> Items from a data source
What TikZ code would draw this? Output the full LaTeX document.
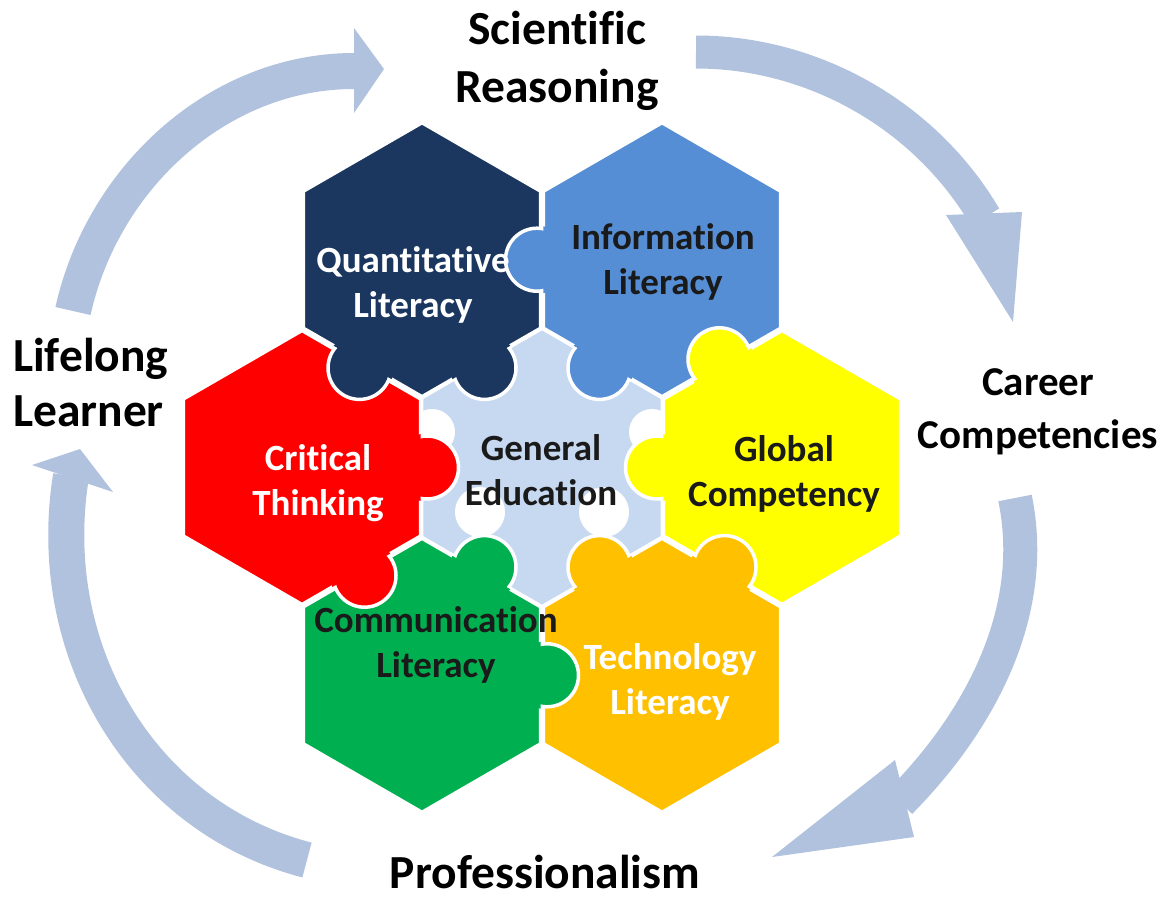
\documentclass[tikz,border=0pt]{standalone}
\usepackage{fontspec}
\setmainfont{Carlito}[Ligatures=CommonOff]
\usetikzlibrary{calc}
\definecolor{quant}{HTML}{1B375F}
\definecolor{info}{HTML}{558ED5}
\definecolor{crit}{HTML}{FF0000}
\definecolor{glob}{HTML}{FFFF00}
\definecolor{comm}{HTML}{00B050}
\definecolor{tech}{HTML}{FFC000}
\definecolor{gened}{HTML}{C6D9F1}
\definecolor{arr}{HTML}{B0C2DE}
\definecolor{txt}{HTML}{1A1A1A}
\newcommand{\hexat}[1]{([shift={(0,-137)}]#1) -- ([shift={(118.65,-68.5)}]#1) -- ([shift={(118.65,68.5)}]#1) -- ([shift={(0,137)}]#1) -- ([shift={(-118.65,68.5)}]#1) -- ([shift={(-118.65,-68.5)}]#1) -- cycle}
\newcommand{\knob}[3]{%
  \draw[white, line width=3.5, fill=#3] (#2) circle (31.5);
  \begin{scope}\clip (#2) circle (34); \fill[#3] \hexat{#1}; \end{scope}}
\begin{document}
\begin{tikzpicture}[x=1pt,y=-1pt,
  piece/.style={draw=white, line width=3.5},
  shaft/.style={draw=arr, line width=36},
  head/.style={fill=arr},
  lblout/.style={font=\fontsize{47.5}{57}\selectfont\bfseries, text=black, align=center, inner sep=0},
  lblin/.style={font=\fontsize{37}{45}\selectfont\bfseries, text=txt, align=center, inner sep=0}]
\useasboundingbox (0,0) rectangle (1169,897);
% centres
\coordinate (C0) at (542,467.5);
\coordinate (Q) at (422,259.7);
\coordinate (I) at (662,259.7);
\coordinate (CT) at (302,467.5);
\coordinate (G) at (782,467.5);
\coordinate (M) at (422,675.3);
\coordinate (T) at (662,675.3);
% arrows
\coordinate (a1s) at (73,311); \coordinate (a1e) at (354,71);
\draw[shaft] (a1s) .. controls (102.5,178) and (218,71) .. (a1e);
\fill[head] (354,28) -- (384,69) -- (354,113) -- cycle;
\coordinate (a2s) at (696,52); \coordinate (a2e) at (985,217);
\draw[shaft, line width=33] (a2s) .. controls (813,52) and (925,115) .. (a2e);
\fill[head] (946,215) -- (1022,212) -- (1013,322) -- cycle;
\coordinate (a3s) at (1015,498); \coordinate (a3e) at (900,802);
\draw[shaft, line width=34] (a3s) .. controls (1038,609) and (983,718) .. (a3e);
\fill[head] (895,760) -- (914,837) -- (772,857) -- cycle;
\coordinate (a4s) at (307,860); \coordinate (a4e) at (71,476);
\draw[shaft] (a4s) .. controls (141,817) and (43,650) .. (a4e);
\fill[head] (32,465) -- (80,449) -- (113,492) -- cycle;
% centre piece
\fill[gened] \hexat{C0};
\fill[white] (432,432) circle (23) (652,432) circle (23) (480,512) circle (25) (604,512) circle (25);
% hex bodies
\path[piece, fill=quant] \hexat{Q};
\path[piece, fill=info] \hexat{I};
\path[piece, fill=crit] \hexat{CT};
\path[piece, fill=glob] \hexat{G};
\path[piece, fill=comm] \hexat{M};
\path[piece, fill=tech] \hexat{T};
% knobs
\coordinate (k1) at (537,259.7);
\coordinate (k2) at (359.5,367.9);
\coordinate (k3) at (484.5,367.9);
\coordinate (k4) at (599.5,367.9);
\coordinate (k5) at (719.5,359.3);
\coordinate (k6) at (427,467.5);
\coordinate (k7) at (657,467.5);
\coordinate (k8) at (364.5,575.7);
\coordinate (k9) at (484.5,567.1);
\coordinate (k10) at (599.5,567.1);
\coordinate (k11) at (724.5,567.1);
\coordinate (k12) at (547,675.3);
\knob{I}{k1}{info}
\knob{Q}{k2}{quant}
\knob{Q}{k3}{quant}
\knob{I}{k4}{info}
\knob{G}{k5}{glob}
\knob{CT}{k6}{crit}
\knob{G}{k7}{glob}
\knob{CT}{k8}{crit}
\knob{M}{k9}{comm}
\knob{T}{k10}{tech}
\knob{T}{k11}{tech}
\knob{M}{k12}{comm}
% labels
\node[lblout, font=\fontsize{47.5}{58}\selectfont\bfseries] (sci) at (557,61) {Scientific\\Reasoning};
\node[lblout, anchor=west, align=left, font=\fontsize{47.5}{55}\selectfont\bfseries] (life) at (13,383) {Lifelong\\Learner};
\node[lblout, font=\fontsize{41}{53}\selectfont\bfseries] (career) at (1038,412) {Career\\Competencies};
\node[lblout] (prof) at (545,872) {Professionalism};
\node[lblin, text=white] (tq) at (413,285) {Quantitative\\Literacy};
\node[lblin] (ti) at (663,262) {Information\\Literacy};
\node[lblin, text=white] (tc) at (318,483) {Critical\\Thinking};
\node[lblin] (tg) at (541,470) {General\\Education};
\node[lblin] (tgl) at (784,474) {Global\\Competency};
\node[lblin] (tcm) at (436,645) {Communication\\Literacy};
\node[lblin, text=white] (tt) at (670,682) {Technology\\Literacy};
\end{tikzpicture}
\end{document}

---

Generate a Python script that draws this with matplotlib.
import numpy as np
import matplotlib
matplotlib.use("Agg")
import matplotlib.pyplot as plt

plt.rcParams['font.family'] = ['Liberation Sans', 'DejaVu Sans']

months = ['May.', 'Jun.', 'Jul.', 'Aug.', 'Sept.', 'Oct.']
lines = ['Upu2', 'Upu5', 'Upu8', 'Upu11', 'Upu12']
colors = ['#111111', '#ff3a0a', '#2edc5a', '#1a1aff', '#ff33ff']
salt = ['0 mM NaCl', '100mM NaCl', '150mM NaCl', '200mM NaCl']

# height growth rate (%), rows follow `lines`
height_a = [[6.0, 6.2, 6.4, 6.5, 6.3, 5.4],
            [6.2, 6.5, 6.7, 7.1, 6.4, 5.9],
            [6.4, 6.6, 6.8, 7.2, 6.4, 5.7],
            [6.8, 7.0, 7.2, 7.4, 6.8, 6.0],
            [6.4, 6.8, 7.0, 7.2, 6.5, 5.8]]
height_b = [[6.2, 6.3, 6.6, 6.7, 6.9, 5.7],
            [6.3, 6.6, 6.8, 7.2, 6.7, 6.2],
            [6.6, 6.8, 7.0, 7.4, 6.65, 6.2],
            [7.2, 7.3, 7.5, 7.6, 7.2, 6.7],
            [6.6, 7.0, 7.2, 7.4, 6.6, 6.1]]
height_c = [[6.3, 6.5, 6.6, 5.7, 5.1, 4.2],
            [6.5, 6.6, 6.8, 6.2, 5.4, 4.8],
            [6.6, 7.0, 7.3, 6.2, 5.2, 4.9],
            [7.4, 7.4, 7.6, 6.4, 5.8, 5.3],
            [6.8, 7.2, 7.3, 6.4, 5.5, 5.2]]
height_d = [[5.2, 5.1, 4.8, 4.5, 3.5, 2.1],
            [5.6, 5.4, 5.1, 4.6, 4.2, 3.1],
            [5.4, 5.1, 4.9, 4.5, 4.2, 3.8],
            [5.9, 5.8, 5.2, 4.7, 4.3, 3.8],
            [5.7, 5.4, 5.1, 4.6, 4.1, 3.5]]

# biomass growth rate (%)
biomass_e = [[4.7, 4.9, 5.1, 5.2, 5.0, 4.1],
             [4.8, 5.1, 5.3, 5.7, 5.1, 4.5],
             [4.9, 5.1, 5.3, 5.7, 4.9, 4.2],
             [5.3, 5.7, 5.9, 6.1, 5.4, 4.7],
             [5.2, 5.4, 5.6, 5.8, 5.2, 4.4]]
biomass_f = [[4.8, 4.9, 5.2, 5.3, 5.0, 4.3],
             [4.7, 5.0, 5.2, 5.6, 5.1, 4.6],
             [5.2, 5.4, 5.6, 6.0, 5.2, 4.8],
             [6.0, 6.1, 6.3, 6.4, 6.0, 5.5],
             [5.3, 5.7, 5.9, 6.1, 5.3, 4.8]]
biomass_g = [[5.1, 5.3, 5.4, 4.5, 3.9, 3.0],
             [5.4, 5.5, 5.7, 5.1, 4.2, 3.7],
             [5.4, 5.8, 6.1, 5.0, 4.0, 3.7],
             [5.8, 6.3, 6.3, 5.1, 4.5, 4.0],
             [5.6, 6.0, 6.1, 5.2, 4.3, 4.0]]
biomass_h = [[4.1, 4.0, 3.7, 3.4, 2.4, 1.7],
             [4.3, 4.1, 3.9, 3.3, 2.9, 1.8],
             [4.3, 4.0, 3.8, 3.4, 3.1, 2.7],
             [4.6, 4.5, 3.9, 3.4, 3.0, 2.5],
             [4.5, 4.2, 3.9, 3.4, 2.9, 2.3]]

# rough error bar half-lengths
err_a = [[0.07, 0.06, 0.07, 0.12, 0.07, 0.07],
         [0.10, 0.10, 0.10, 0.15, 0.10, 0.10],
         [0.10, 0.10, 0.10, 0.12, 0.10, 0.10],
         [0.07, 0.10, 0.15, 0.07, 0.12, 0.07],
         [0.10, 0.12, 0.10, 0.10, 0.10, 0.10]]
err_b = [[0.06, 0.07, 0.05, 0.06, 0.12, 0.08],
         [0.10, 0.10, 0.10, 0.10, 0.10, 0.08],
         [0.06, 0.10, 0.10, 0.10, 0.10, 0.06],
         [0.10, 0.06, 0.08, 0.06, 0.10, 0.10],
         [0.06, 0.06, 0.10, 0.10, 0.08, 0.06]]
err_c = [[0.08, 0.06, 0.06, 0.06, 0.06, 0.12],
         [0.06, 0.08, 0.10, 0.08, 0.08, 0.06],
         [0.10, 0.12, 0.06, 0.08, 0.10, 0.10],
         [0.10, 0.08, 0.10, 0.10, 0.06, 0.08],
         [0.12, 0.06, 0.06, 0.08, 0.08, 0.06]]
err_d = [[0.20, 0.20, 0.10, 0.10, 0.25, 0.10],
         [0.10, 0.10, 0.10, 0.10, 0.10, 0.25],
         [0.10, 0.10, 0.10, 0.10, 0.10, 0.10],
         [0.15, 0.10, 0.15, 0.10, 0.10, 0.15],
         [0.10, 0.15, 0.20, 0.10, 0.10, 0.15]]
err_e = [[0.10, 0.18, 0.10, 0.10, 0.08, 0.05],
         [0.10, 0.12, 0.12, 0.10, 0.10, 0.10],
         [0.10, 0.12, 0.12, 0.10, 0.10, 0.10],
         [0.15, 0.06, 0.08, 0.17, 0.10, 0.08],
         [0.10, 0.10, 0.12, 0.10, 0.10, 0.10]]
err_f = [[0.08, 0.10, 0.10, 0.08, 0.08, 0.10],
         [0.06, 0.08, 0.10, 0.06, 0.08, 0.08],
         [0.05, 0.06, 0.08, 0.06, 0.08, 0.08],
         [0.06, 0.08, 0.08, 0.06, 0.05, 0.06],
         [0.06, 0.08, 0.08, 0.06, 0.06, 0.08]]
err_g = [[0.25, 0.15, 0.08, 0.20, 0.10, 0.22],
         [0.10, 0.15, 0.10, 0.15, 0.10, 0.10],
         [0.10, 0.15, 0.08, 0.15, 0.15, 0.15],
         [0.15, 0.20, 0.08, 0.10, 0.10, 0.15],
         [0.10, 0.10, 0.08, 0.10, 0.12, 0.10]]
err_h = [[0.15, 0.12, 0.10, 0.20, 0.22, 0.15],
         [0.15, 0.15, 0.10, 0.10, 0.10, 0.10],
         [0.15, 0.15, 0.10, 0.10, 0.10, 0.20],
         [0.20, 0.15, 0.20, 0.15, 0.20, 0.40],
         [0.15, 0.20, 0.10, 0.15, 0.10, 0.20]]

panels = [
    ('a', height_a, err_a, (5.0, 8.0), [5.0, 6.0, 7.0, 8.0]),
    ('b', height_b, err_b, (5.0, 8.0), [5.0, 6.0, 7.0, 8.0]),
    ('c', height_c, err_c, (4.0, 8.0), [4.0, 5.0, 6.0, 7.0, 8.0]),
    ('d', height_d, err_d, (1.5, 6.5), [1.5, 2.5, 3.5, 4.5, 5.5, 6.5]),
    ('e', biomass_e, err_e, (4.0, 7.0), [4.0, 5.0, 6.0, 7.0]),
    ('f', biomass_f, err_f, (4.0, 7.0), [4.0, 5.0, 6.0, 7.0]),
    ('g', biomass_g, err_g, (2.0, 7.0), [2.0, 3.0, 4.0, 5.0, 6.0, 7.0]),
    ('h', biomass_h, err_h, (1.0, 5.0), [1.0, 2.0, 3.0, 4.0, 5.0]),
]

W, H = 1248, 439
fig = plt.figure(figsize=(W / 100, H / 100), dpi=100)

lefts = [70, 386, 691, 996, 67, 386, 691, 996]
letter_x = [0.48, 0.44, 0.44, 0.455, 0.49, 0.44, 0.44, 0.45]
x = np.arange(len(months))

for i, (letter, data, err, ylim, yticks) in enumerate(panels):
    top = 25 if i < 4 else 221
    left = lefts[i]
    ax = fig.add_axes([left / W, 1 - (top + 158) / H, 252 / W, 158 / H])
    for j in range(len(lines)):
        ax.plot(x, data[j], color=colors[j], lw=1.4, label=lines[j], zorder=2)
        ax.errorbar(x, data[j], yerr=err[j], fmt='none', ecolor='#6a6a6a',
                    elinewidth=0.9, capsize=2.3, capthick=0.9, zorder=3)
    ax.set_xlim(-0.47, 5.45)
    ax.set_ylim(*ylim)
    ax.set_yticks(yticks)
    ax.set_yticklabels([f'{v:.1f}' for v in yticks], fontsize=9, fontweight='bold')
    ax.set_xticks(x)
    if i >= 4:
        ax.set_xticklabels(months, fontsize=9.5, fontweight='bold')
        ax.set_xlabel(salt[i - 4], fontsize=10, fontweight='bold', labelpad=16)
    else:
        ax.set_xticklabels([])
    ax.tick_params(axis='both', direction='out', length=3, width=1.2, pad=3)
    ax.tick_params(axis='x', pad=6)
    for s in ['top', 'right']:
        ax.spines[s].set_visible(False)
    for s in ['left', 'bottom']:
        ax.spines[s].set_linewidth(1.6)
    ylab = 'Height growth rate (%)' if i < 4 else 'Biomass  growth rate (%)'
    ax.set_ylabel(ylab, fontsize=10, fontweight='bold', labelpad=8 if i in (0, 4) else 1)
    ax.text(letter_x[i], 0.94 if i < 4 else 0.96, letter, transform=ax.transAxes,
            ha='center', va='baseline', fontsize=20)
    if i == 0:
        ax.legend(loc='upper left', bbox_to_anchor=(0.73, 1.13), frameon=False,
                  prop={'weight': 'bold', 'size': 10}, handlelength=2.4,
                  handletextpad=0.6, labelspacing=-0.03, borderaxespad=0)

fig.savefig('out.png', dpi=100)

> What the task asks
Your answer should be a single number: the count of lines in the material above that contain "this".

> Complete response
2